- by Hub staff
After a few months in his lovely new apartment in Owen Sound, 89 year old Frank Barningham has developed a pleasant routine. Some peaceful moments at the labyrinth outside his back gate, a walk around the community gardens and through the 11th St gate by St. George's on his way to the library, or downtown errands. He usually walks back along the harbour and back in his front door at the Strathcona Apartments.
This week his leisurely circuit was cut off. The gate by St. George's was locked.
The original lock was cut off, and now the chain has been crimped so it cannot be opened. Mr. Barningham had a conversation with the neighbours – some folks at St. George's , and a woman who has lived in her 11th Street home beside the park for over 40 years who said the gate has been open all that time.

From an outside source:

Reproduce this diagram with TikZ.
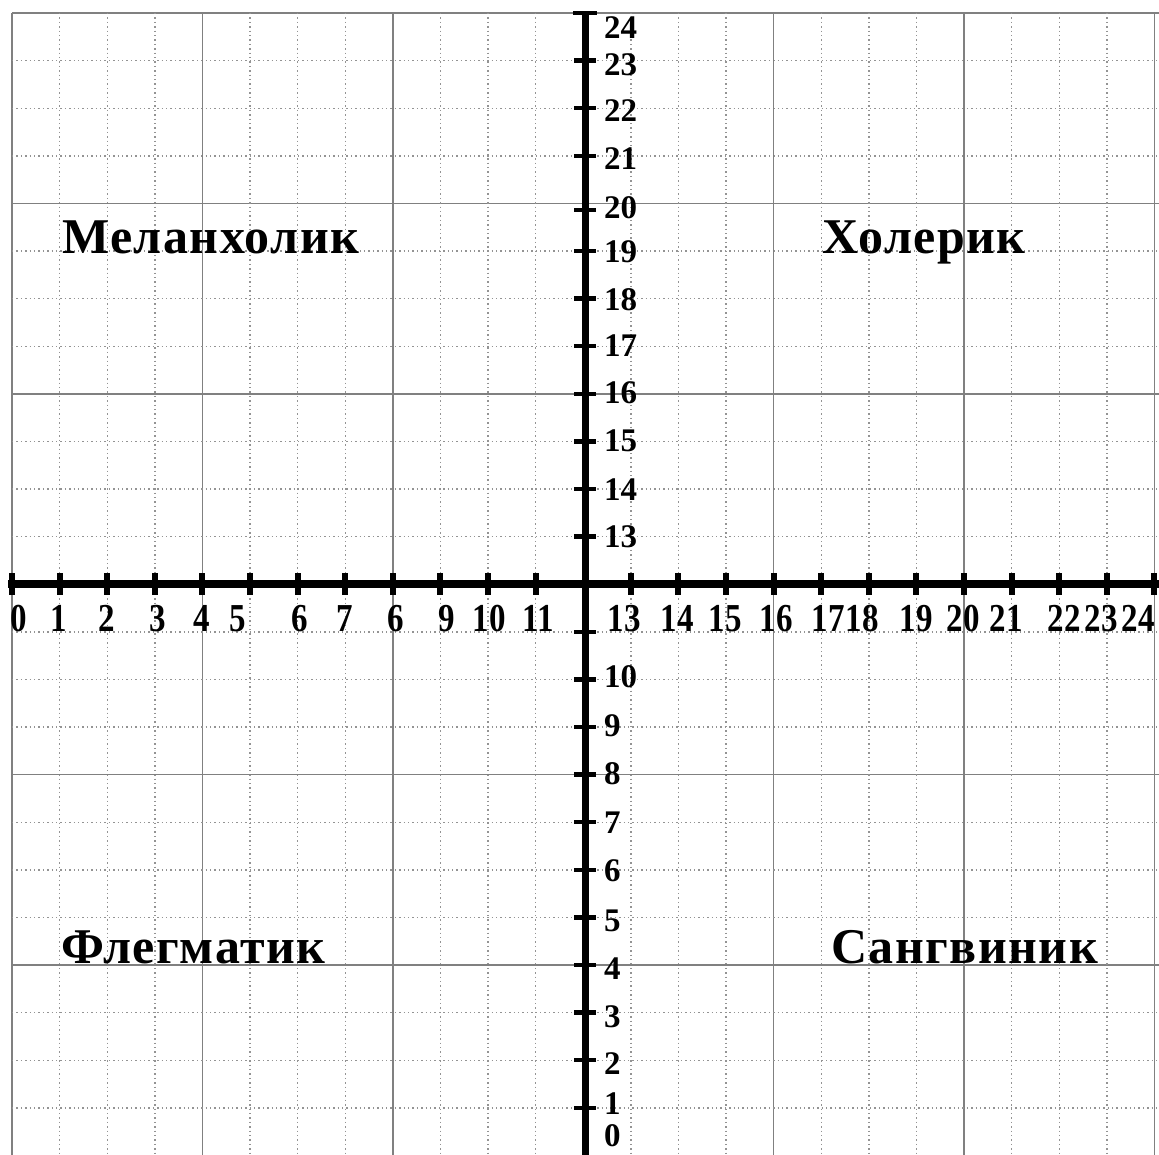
\documentclass[tikz,border=0pt]{standalone}
\usepackage{fontspec}
\setmainfont{Liberation Serif}
\newfontfamily\qfont[LetterSpace=3]{Liberation Serif}
\begin{document}
\begin{tikzpicture}[x=1pt,y=-1pt,
  majorline/.style={draw=gray, line width=1.6pt},
  minorline/.style={draw=gray!85, line width=1.4pt, dash pattern=on 1.4pt off 3pt},
  axisline/.style={draw=black, line width=8pt},
  capline/.style={draw=black, line width=4pt},
  xtick/.style={draw=black, line width=6pt},
  ytick/.style={draw=black, line width=4.5pt},
  xlab/.style={font=\bfseries\fontsize{33}{33}\selectfont, yscale=1.2, inner sep=0pt, anchor=base},
  ylab/.style={font=\bfseries\fontsize{33}{33}\selectfont, inner sep=0pt, anchor=base west},
  qlab/.style={font=\qfont\bfseries\fontsize{50}{50}\selectfont, inner sep=0pt, anchor=base west}]
\useasboundingbox (0,0) rectangle (1159,1154);
% grid
\foreach \i in {0,...,24} {
  \pgfmathsetmacro\p{12+47.6*\i}
  \pgfmathsetmacro\q{13+47.6*\i}
  \pgfmathtruncatemacro\m{mod(\i,4)}
  \ifnum\m=0
    \draw[majorline] (\p,13) -- (\p,1156);
    \draw[majorline] (12,\q) -- (1159,\q);
  \else
    \draw[minorline] (\p,13) -- (\p,1156);
    \draw[minorline] (12,\q) -- (1159,\q);
  \fi
}
% axes
\coordinate (xl) at (8,584);
\coordinate (xr) at (1159,584);
\coordinate (yt) at (585,12);
\coordinate (yb) at (585,1156);
\coordinate (capl) at (573,13);
\coordinate (capr) at (597,13);
\draw[axisline] (xl) -- (xr);
\draw[axisline, line width=7pt] (yt) -- (yb);
\draw[capline] (capl) -- (capr);
\foreach \i in {0,...,11,13,14,...,24} {
  \pgfmathsetmacro\p{12+47.6*\i}
  \draw[xtick] (\p,573) -- (\p,595);
}
\foreach \v in {1,...,11,13,14,...,19,21,22,23} {
  \pgfmathsetmacro\q{13+47.6*(24-\v)}
  \draw[ytick] (574,\q) -- (596,\q);
}
\draw[ytick] (574,210) -- (596,210);
% x labels
\foreach \x/\t [count=\k] in {19/0,59/1,107/2,158/3,202/4,238/5,300/6,345/7,396/6,447/9,489/10,538/11,624/13,677/14,725/15,776/16,828/17,862/18,916/19,963/20,1006/21,1064/22,1101/23,1138/24}
  \node[xlab] (hl\k) at (\x,631) {\t};
% y labels
\foreach \y/\t [count=\k] in {38/24,75/23,121/22,169/21,218/20,262/19,310/18,356/17,403/16,451/15,500/14,547/13,687/10,736/9,784/8,833/7,881/6,931/5,979/4,1027/3,1074/2,1114/1,1146/0}
  \node[ylab] (vl\k) at (604,\y) {\t};
% quadrant labels
\node[qlab] (mel) at (62,253) {Меланхолик};
\node[qlab] (hol) at (822,253) {Холерик};
\node[qlab] (fle) at (61,963) {Флегматик};
\node[qlab] (san) at (831,963) {Сангвиник};
\end{tikzpicture}
\end{document}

His first call to City Hall was directed to a woman who told him that the gate was temporarily closed to allow a recently seeded area to grow. There is, on close inspection, a little green on what has the appearance of a packed clay path from an 8 foot wide open gate on the 10th St end. There is no signage of any kind.
So Mr Barningham called again, this time reaching Adam Parsons, manager of parks and open spaces. Mr. Parsons had a number of reasons for the closure, including verbal harassment of the women who play softball on the field, or the possibility of a walker being hit by a ball during a game. Mr. Barningham pointed out there were many other spots from which would-be hecklers could shout – including bleachers - and there are three other open access points to cross the field. Or perhaps the teams could lock the gate while they were playing and re-open it when they were finished, he suggested.
Mr. Parsons had a new explanation for the closure. There is worn path crossing the field from the corner of the former tennis courts, now community gardens. It is still grass – not even worn through to dirt, but about a foot wide and an inch or two below the grade of the surrounding grass. A ball might, said Mr.Parsons, bounce off the edge of that path and “break a player's nose or cheek bone”. There is no evidence of recent grading or filling in the path.
And with that, Mr. Parsons indicated he had other work to do and considered the conversation over.
Mr. Barningham sat by the gate, and he and this reporter spoke to people who approached from either side. One woman worked at a salon downtown – she came down the stairs from her east hill home of 25 years and returned by the same stairs. The alternate route suggested by Mr. Parsons – up the south side of the 10th Street hill – is both longer and noisier, and distinctly less pleasant.
An employee of an east-hill grocery store, on his way home from work, came down the stairs, around the gardens and headed for the gate which he hopped over in seconds.
A group of five St. Mary's High School students – all heading to their homes on the west side – approached the gate. One went through a hole in the wire fencing, and two handed their backpacks over and then easily hopped the gate. Another accompanied a less-agile friend down the seeded path through the open gate to 10th Street, along which there is a rutted, packed dirt path but no sidewalk. [That gate was also locked by Saturday, so anyone coming from the staircase would be walking past the ball diamond, out the driveway, and down a longer stretch of that unpaved path along 10th.]
Every space has a story – different users, different needs and sometimes problems. And the solutions can have unintended consequences, and sometimes don't even solve the original problem.
An open community discussion of this park to allow the City and residents to understand each other's perspectives and consider alternatives might be helpful. In the absence of that, residents can contact Mr. Parsons at 519 376-1440 ext. 1221 or email [email protected] , or one or more of your elected officials, with your own thoughts and ideas.
If you want to know more about the City's plans for Victoria Park (including the possibility of replacing the grass with artificial turf) and St. George's Park, the 2011 Master Plan is available here.
A key element of the plan, highlighted on the City's website: “There is high potential for developing active transportation routes from the JMRRC to the downtown core and other sectors of the City.”